La Présidence de Paris 1 prête à tout pour empêcher l’organisation politique des étudiants

En effet, ce projet de révision de la Charte de la vie associative étudiante de la fac attaque directement les associations engagées. Comme l’ancienne charte en vigueur, elle permet à la direction de suspendre purement et simplement « à tout moment » une association lorsqu’elle juge que les « activités de l’association ou de ses membres ont pour effet de porter atteinte à l’ordre public, à la moralité ou à la sécurité des personnes et des biens, ou à ses règles de fonctionnement ». Derrière ces termes flous, c’est la possibilité pour les associations de participer à l’organisation de blocages, actions revendicatives et surtout à des occupations qui est visée. En clair, une association politique ou syndicale pourrait se voir condamnée à la dissolution pour s’être mobilisée selon les méthodes historiques du mouvement étudiants.

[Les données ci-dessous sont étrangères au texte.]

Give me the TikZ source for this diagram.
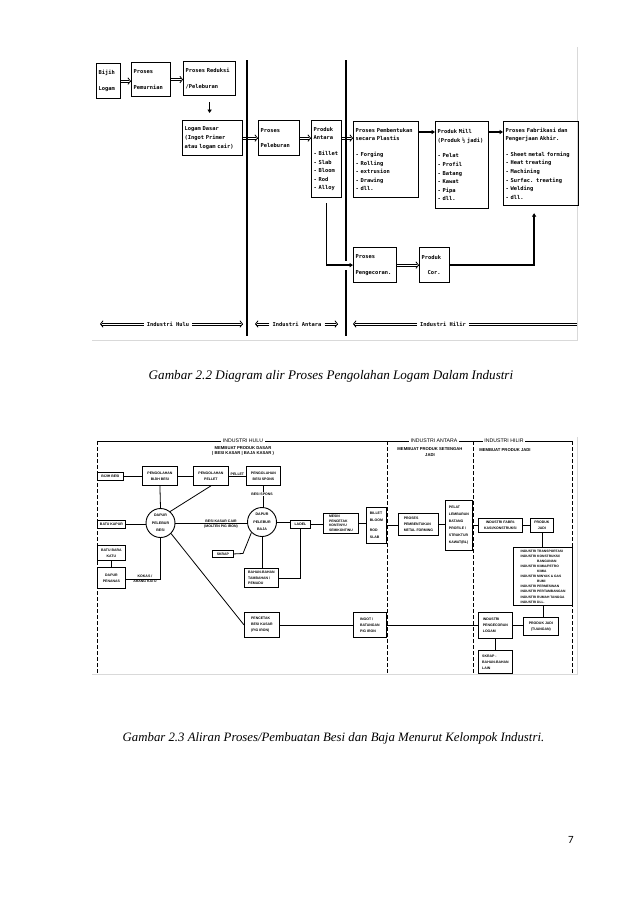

Cela permet de renforcer la criminalisation des luttes au sein des universités, à l’instar des tentatives du gouvernement avec la LPR. En effet, le Sénat avait proposé d’ajouter un « délit d’entrave » dans la loi pour réprimer : « le fait de pénétrer ou de se maintenir dans l’enceinte d’un établissement d’enseignement supérieur sans y être habilité […] ou y avoir été autorisé par les autorités compétentes, dans le but de troubler la tranquillité ou le bon ordre de l’établissement ». Si cet amendement à la LPR n’est pas passé, les Présidences s’allient au gouvernement pour renforcer la pression contre le droit d’organisation politique dans les facs.

Mais la nouveauté est que la charte exige également aux associations de « respecter les valeurs républicaines et universitaires ». Avec ces mesures, la direction de Paris 1 suit les pas du gouvernement dont la loi de programmation de la recherche a permis l’introduction de la notion de respect des « valeurs de la république » comme préalable à la liberté académique. Mais aussi dans la droite lignée de la Loi Séparatisme qui a permis depuis son intronisation de multiplier les dissolutions d’organisation, comme par exemple le CCIF dissout arbitrairement par le gouvernement fin 2020. Ainsi la présidence de Paris 1 profite de la présentation de sa nouvelle charte de la vie associative étudiante pour s’inscrire dans le sillage du gouvernement pour museler toute critique de l’institution et faire des organisations étudiantes les agents des politiques néolibérales et de casse de l’enseignement supérieur et de la recherche. En clair, il faudra montrer patte blanche.

D’autant plus que l’article 1 de la charte permet également de restreindre les thématiques autorisées pour s’organiser à l’université. Comme définit dans le texte actuel : « les associations étudiantes peuvent ainsi notamment avoir pour objectif de développer des activités en lien avec la culture, le sport, la santé, la solidarité, la définition de la citoyenneté ou encore la lutte contre les discriminations ». En clair, éviter à tout prix de faire de la politique et de s’organiser contre des politiques gouvernementales par exemple.

Une attaque contre le droit de militer et les prochaines mobilisations de la jeunesse

Quelques mois après le refus exprimé par une partie de la jeunesse du second tour réactionnaire entre Macron et Le Pen, cette nouvelle charte est assurément une réaction à l’occupation de la Sorbonne. Alors que le prochain quinquennat s’annonce explosif sur le terrain social et notamment dans la jeunesse étudiante, la présidence de Paris 1 a décidé de mener une attaque frontale contre les organisations étudiantes et le droit de militer.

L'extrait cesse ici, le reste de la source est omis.